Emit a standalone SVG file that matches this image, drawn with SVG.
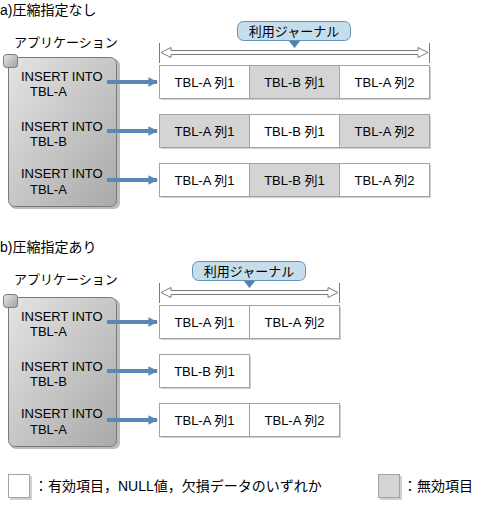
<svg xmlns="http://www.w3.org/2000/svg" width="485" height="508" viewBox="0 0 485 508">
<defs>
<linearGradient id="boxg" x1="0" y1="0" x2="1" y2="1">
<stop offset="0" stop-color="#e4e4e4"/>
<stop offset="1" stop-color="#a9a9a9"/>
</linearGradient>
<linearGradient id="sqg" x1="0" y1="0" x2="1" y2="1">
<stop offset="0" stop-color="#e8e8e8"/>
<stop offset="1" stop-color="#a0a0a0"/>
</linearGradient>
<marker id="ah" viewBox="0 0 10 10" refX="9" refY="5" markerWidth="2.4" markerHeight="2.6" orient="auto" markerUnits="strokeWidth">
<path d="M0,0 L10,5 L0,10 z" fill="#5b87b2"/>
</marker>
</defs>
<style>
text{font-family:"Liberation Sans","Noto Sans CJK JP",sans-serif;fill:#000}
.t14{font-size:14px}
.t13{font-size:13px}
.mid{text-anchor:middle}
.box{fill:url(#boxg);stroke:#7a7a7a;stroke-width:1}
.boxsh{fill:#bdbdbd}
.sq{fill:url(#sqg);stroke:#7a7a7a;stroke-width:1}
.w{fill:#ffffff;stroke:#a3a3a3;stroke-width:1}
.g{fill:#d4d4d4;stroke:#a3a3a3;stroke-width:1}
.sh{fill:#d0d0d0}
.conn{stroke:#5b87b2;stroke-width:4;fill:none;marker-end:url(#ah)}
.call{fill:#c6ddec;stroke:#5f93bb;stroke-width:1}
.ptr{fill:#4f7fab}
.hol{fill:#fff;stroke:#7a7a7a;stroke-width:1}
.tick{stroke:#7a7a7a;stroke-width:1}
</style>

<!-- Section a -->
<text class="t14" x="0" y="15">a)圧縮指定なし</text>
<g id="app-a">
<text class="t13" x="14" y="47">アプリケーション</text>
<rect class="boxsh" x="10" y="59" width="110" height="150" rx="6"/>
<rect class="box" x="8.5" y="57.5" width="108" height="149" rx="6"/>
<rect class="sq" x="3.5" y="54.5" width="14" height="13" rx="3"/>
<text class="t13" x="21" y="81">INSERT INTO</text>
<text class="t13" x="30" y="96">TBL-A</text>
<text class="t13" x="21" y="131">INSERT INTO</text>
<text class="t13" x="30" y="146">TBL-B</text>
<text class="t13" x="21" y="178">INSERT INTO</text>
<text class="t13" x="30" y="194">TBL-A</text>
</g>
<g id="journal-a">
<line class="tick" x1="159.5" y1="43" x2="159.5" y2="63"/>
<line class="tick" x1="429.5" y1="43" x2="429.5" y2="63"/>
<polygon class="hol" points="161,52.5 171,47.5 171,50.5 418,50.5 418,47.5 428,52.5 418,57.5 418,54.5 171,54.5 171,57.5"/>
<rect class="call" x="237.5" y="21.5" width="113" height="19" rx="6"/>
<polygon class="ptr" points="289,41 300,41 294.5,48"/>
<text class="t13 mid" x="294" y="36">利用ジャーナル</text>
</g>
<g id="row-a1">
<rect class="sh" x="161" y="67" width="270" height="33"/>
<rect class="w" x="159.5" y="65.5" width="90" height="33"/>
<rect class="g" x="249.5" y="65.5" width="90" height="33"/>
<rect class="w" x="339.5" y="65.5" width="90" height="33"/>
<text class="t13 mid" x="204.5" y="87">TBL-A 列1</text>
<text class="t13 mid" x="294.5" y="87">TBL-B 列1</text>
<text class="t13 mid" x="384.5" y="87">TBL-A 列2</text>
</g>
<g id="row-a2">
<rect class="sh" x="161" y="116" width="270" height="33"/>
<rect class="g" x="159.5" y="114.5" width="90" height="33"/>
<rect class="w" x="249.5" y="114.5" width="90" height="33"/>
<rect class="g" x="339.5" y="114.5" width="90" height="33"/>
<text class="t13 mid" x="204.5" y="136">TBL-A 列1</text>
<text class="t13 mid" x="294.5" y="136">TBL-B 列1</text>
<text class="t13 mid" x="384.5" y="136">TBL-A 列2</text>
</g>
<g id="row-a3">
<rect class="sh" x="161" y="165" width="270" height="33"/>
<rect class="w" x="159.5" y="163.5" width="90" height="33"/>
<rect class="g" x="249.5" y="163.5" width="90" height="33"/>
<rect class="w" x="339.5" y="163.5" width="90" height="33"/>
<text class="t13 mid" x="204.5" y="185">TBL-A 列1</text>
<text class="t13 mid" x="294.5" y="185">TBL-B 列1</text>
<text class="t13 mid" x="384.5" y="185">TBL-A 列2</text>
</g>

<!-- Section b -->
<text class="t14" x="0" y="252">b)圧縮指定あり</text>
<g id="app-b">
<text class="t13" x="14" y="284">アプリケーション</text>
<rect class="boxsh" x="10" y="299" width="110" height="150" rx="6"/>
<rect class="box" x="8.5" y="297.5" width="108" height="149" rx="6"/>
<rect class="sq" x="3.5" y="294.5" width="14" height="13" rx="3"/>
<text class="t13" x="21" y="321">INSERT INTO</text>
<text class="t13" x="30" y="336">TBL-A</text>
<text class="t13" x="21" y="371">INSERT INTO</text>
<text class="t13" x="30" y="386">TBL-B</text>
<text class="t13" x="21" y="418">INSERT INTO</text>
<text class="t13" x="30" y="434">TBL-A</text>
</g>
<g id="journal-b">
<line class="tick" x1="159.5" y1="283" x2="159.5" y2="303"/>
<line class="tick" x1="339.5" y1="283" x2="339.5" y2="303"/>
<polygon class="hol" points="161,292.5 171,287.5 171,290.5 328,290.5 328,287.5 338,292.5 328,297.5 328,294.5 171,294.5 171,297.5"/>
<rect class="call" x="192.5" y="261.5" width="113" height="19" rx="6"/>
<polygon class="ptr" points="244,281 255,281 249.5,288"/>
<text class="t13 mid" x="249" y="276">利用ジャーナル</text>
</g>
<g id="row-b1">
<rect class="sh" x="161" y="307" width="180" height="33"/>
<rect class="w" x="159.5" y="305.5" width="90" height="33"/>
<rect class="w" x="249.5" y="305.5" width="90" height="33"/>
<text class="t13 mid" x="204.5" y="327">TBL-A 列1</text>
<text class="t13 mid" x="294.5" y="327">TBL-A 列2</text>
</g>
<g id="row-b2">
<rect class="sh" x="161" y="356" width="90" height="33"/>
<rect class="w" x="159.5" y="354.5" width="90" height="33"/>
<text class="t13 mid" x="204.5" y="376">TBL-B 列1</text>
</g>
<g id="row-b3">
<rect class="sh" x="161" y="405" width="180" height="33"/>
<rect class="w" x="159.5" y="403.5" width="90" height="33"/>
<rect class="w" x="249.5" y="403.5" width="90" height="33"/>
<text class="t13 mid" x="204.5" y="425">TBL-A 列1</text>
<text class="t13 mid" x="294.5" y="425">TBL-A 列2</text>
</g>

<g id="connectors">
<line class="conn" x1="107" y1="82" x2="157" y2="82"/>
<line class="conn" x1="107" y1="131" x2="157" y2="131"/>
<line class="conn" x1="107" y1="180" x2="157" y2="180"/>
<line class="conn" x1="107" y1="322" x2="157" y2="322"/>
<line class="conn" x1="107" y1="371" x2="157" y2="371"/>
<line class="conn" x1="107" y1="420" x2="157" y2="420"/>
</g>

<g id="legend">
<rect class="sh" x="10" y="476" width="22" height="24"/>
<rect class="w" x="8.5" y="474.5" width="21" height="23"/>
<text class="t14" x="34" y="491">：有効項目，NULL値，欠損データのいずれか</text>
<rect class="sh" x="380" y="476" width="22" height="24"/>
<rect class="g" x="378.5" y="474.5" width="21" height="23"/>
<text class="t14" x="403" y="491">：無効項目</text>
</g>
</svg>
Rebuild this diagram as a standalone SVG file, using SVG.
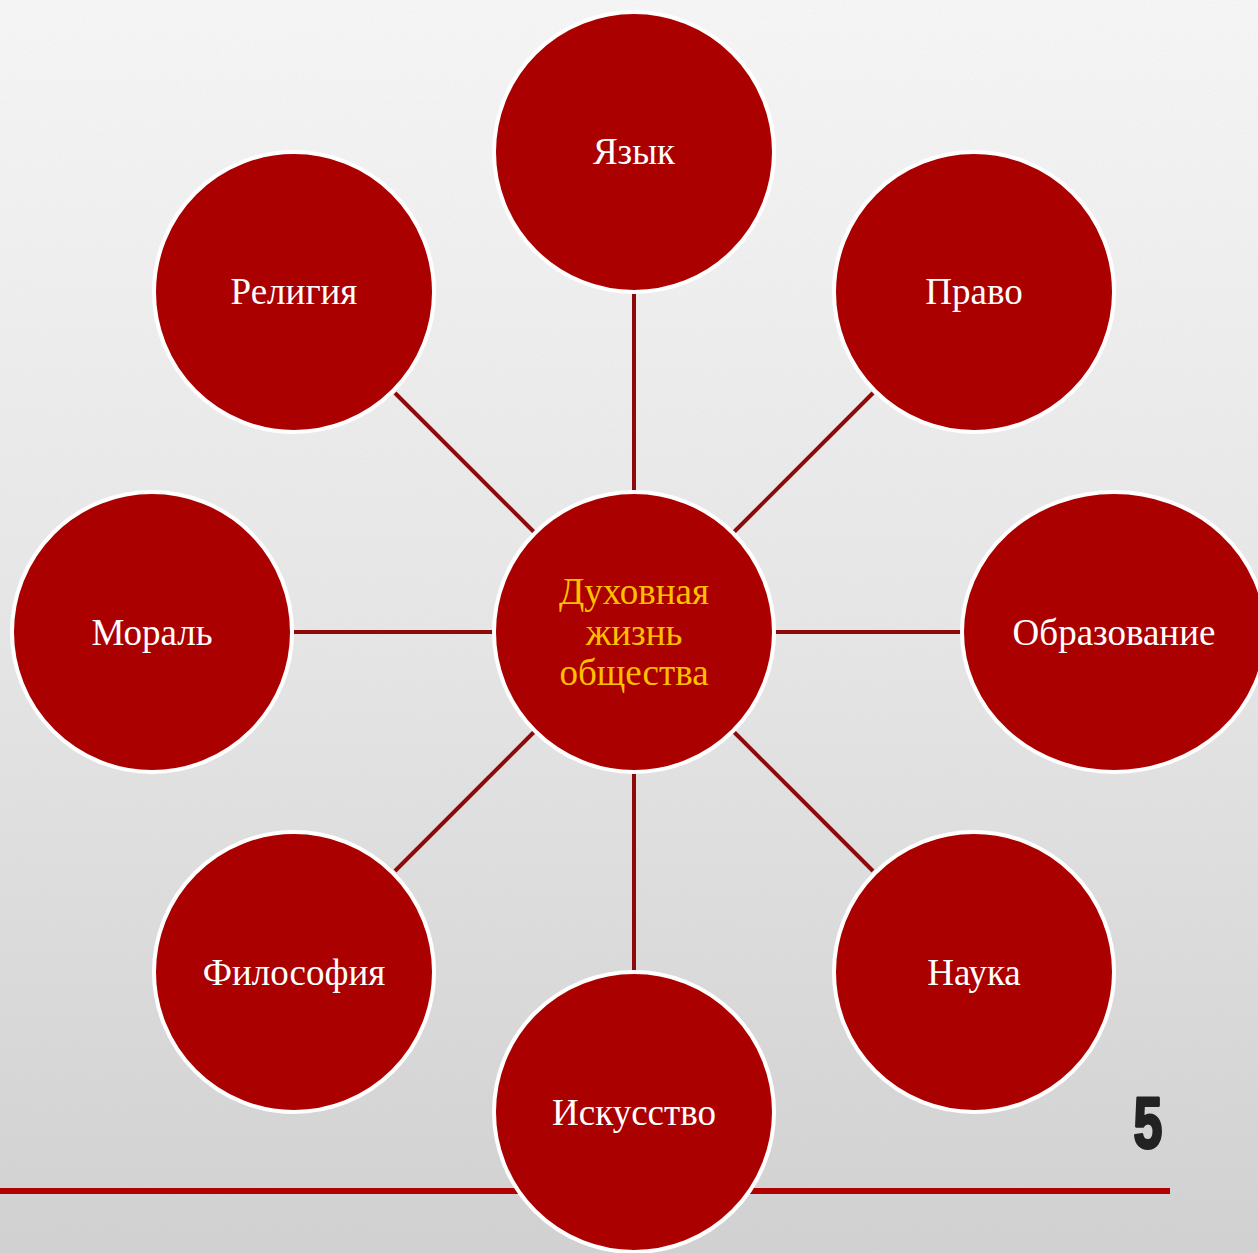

══════════

• Written problem: Write every entry out again exactly, dropping the pictures.

• Result below:
Emit a standalone SVG file that matches this image, drawn with SVG.
<svg xmlns="http://www.w3.org/2000/svg" width="485" height="508" viewBox="0 0 485 508">
<defs>
<linearGradient id="boxg" x1="0" y1="0" x2="1" y2="1">
<stop offset="0" stop-color="#e4e4e4"/>
<stop offset="1" stop-color="#a9a9a9"/>
</linearGradient>
<linearGradient id="sqg" x1="0" y1="0" x2="1" y2="1">
<stop offset="0" stop-color="#e8e8e8"/>
<stop offset="1" stop-color="#a0a0a0"/>
</linearGradient>
<marker id="ah" viewBox="0 0 10 10" refX="9" refY="5" markerWidth="2.4" markerHeight="2.6" orient="auto" markerUnits="strokeWidth">
<path d="M0,0 L10,5 L0,10 z" fill="#5b87b2"/>
</marker>
</defs>
<style>
text{font-family:"Liberation Sans","Noto Sans CJK JP",sans-serif;fill:#000}
.t14{font-size:14px}
.t13{font-size:13px}
.mid{text-anchor:middle}
.box{fill:url(#boxg);stroke:#7a7a7a;stroke-width:1}
.boxsh{fill:#bdbdbd}
.sq{fill:url(#sqg);stroke:#7a7a7a;stroke-width:1}
.w{fill:#ffffff;stroke:#a3a3a3;stroke-width:1}
.g{fill:#d4d4d4;stroke:#a3a3a3;stroke-width:1}
.sh{fill:#d0d0d0}
.conn{stroke:#5b87b2;stroke-width:4;fill:none;marker-end:url(#ah)}
.call{fill:#c6ddec;stroke:#5f93bb;stroke-width:1}
.ptr{fill:#4f7fab}
.hol{fill:#fff;stroke:#7a7a7a;stroke-width:1}
.tick{stroke:#7a7a7a;stroke-width:1}
</style>

<!-- Section a -->
<text class="t14" x="0" y="15">a)圧縮指定なし</text>
<g id="app-a">
<text class="t13" x="14" y="47">アプリケーション</text>
<rect class="boxsh" x="10" y="59" width="110" height="150" rx="6"/>
<rect class="box" x="8.5" y="57.5" width="108" height="149" rx="6"/>
<rect class="sq" x="3.5" y="54.5" width="14" height="13" rx="3"/>
<text class="t13" x="21" y="81">INSERT INTO</text>
<text class="t13" x="30" y="96">TBL-A</text>
<text class="t13" x="21" y="131">INSERT INTO</text>
<text class="t13" x="30" y="146">TBL-B</text>
<text class="t13" x="21" y="178">INSERT INTO</text>
<text class="t13" x="30" y="194">TBL-A</text>
</g>
<g id="journal-a">
<line class="tick" x1="159.5" y1="43" x2="159.5" y2="63"/>
<line class="tick" x1="429.5" y1="43" x2="429.5" y2="63"/>
<polygon class="hol" points="161,52.5 171,47.5 171,50.5 418,50.5 418,47.5 428,52.5 418,57.5 418,54.5 171,54.5 171,57.5"/>
<rect class="call" x="237.5" y="21.5" width="113" height="19" rx="6"/>
<polygon class="ptr" points="289,41 300,41 294.5,48"/>
<text class="t13 mid" x="294" y="36">利用ジャーナル</text>
</g>
<g id="row-a1">
<rect class="sh" x="161" y="67" width="270" height="33"/>
<rect class="w" x="159.5" y="65.5" width="90" height="33"/>
<rect class="g" x="249.5" y="65.5" width="90" height="33"/>
<rect class="w" x="339.5" y="65.5" width="90" height="33"/>
<text class="t13 mid" x="204.5" y="87">TBL-A 列1</text>
<text class="t13 mid" x="294.5" y="87">TBL-B 列1</text>
<text class="t13 mid" x="384.5" y="87">TBL-A 列2</text>
</g>
<g id="row-a2">
<rect class="sh" x="161" y="116" width="270" height="33"/>
<rect class="g" x="159.5" y="114.5" width="90" height="33"/>
<rect class="w" x="249.5" y="114.5" width="90" height="33"/>
<rect class="g" x="339.5" y="114.5" width="90" height="33"/>
<text class="t13 mid" x="204.5" y="136">TBL-A 列1</text>
<text class="t13 mid" x="294.5" y="136">TBL-B 列1</text>
<text class="t13 mid" x="384.5" y="136">TBL-A 列2</text>
</g>
<g id="row-a3">
<rect class="sh" x="161" y="165" width="270" height="33"/>
<rect class="w" x="159.5" y="163.5" width="90" height="33"/>
<rect class="g" x="249.5" y="163.5" width="90" height="33"/>
<rect class="w" x="339.5" y="163.5" width="90" height="33"/>
<text class="t13 mid" x="204.5" y="185">TBL-A 列1</text>
<text class="t13 mid" x="294.5" y="185">TBL-B 列1</text>
<text class="t13 mid" x="384.5" y="185">TBL-A 列2</text>
</g>

<!-- Section b -->
<text class="t14" x="0" y="252">b)圧縮指定あり</text>
<g id="app-b">
<text class="t13" x="14" y="284">アプリケーション</text>
<rect class="boxsh" x="10" y="299" width="110" height="150" rx="6"/>
<rect class="box" x="8.5" y="297.5" width="108" height="149" rx="6"/>
<rect class="sq" x="3.5" y="294.5" width="14" height="13" rx="3"/>
<text class="t13" x="21" y="321">INSERT INTO</text>
<text class="t13" x="30" y="336">TBL-A</text>
<text class="t13" x="21" y="371">INSERT INTO</text>
<text class="t13" x="30" y="386">TBL-B</text>
<text class="t13" x="21" y="418">INSERT INTO</text>
<text class="t13" x="30" y="434">TBL-A</text>
</g>
<g id="journal-b">
<line class="tick" x1="159.5" y1="283" x2="159.5" y2="303"/>
<line class="tick" x1="339.5" y1="283" x2="339.5" y2="303"/>
<polygon class="hol" points="161,292.5 171,287.5 171,290.5 328,290.5 328,287.5 338,292.5 328,297.5 328,294.5 171,294.5 171,297.5"/>
<rect class="call" x="192.5" y="261.5" width="113" height="19" rx="6"/>
<polygon class="ptr" points="244,281 255,281 249.5,288"/>
<text class="t13 mid" x="249" y="276">利用ジャーナル</text>
</g>
<g id="row-b1">
<rect class="sh" x="161" y="307" width="180" height="33"/>
<rect class="w" x="159.5" y="305.5" width="90" height="33"/>
<rect class="w" x="249.5" y="305.5" width="90" height="33"/>
<text class="t13 mid" x="204.5" y="327">TBL-A 列1</text>
<text class="t13 mid" x="294.5" y="327">TBL-A 列2</text>
</g>
<g id="row-b2">
<rect class="sh" x="161" y="356" width="90" height="33"/>
<rect class="w" x="159.5" y="354.5" width="90" height="33"/>
<text class="t13 mid" x="204.5" y="376">TBL-B 列1</text>
</g>
<g id="row-b3">
<rect class="sh" x="161" y="405" width="180" height="33"/>
<rect class="w" x="159.5" y="403.5" width="90" height="33"/>
<rect class="w" x="249.5" y="403.5" width="90" height="33"/>
<text class="t13 mid" x="204.5" y="425">TBL-A 列1</text>
<text class="t13 mid" x="294.5" y="425">TBL-A 列2</text>
</g>

<g id="connectors">
<line class="conn" x1="107" y1="82" x2="157" y2="82"/>
<line class="conn" x1="107" y1="131" x2="157" y2="131"/>
<line class="conn" x1="107" y1="180" x2="157" y2="180"/>
<line class="conn" x1="107" y1="322" x2="157" y2="322"/>
<line class="conn" x1="107" y1="371" x2="157" y2="371"/>
<line class="conn" x1="107" y1="420" x2="157" y2="420"/>
</g>

<g id="legend">
<rect class="sh" x="10" y="476" width="22" height="24"/>
<rect class="w" x="8.5" y="474.5" width="21" height="23"/>
<text class="t14" x="34" y="491">：有効項目，NULL値，欠損データのいずれか</text>
<rect class="sh" x="380" y="476" width="22" height="24"/>
<rect class="g" x="378.5" y="474.5" width="21" height="23"/>
<text class="t14" x="403" y="491">：無効項目</text>
</g>
</svg>
Rebuild this diagram as a standalone SVG file, using SVG.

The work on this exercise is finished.